SEKITARSURABAYA.COM, SURABAYA -- Pakar ekonomi Universitas Airlangga (Unair) Prof. Rossanto Dwi Handoyo menyoroti lonjakan harga beras dalam sebulan terakhir yang menurutnya lerlu menjadi perhatian serius.
Harga beras medium kini menembus Rp14.500 per kilogram, naik sekitar 15 persen. Kenaikan ini dinilai tak hanya menekan daya beli rumah tangga, tetapi juga memicu potensi inflasi pangan yang bisa merembet ke sektor lain.
Rossanto menyebut, penyebab utama kenaikan harga beras adalah produktivitas pertanian yang menurun.
“Dulu satu hektar lahan padi bisa menghasilkan 4-6 ton gabah. Kini hasilnya jauh lebih rendah,” ujarnya, Rabu (27/8/2025).
Perubahan Iklim dan Alih Fungsi Lahan
Rossanto menjelaskan, perubahan iklim menjadi salah satu penyebabnya. Perubahan iklim tersebut menyebabkan pergeseran musim tanam dan panen, sehingga petani kesulitan menentukan pola tanam yang tepat.
“Di beberapa daerah, masa tanam yang dulu dua kali setahun kini hanya sekali,” katanya.
Selain itu, kata dia, alih fungsi lahan turut memperparah kondisi. Dimana banyak area pertanian produktif beralih menjadi kawasan non-pertanian. Sementara konsumsi beras terus meningkat, produksi stagnan, sehingga mendorong harga naik.
Meski pemerintah menggembar-gemborkan program food estate, menurutnya hingga saat ini belum teruji efektivitasnya.
“Deklarasi swasembada karena tidak ada impor beberapa bulan bukan solusi.

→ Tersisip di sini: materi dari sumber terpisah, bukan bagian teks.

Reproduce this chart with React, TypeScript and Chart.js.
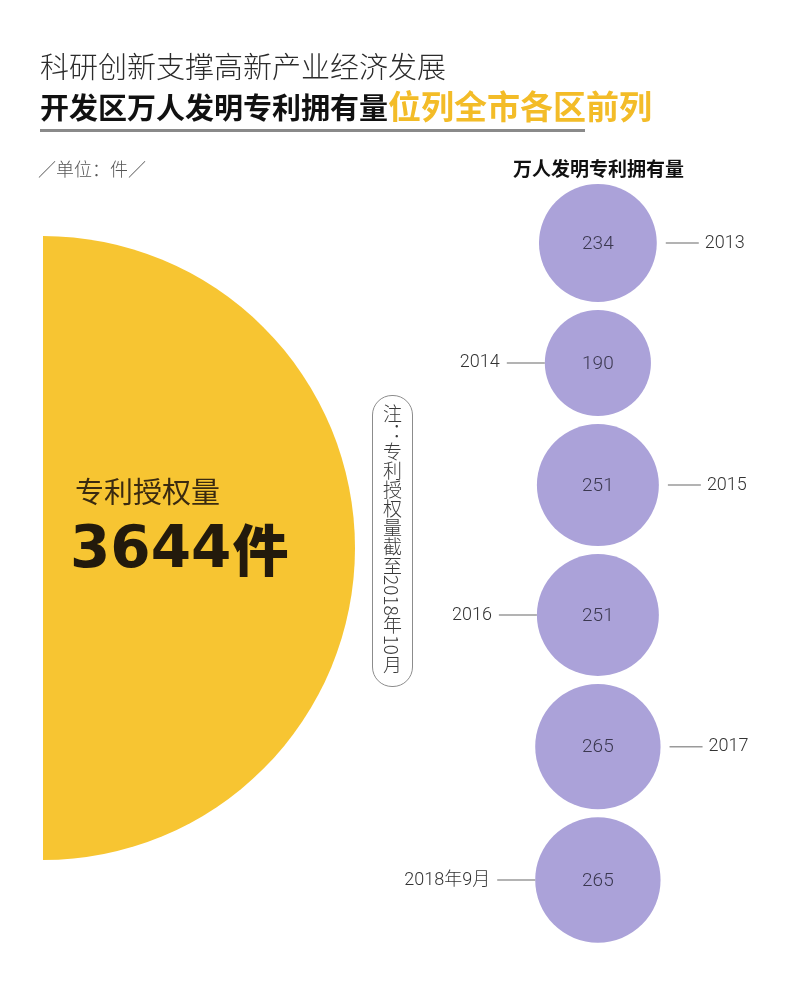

Swasembada sejati harus berkelanjutan minimal 3-5 tahun,” tegasnya.
Dampak bagi Masyarakat dan UMKM
Menurut Prof Rossanto, setiap kenaikan 10 persen harga beras bisa meningkatkan angka kemiskinan hingga 1 persen. Rumah tangga miskin dan pelaku UMKM, khususnya usaha kuliner, menjadi pihak paling terdampak.
“Mereka dihadapkan pada dilema menaikkan harga atau mengurangi margin keuntungan,” jelasnya.
Meski pemerintah telah menggelontorkan bantuan beras untuk masyarakat miskin, menurutnya belum begitu berdampak karena jangkauannya terbatas.
Untuk UMKM, kontrak jangka panjang dengan harga tetap bersama Bulog bisa menjadi solusi agar biaya bahan baku lebih terprediksi.
Butuh Lumbung Padi Baru di Luar Jawa
Prof Rossanto memprediksi, kedepannya Pulau Jawa tidak lagi menjadi penyangga utama beras nasional, dalam 10-20 tahun mendatang.
Pemerintah diminta mengembangkan lumbung pangan baru di luar Jawa melalui pembangunan irigasi, infrastruktur transportasi, pelatihan tenaga kerja, hingga insentif bagi petani.
“Upaya ini harus disiapkan dari hulu ke hilir agar benar-benar efektif,” ucapnya.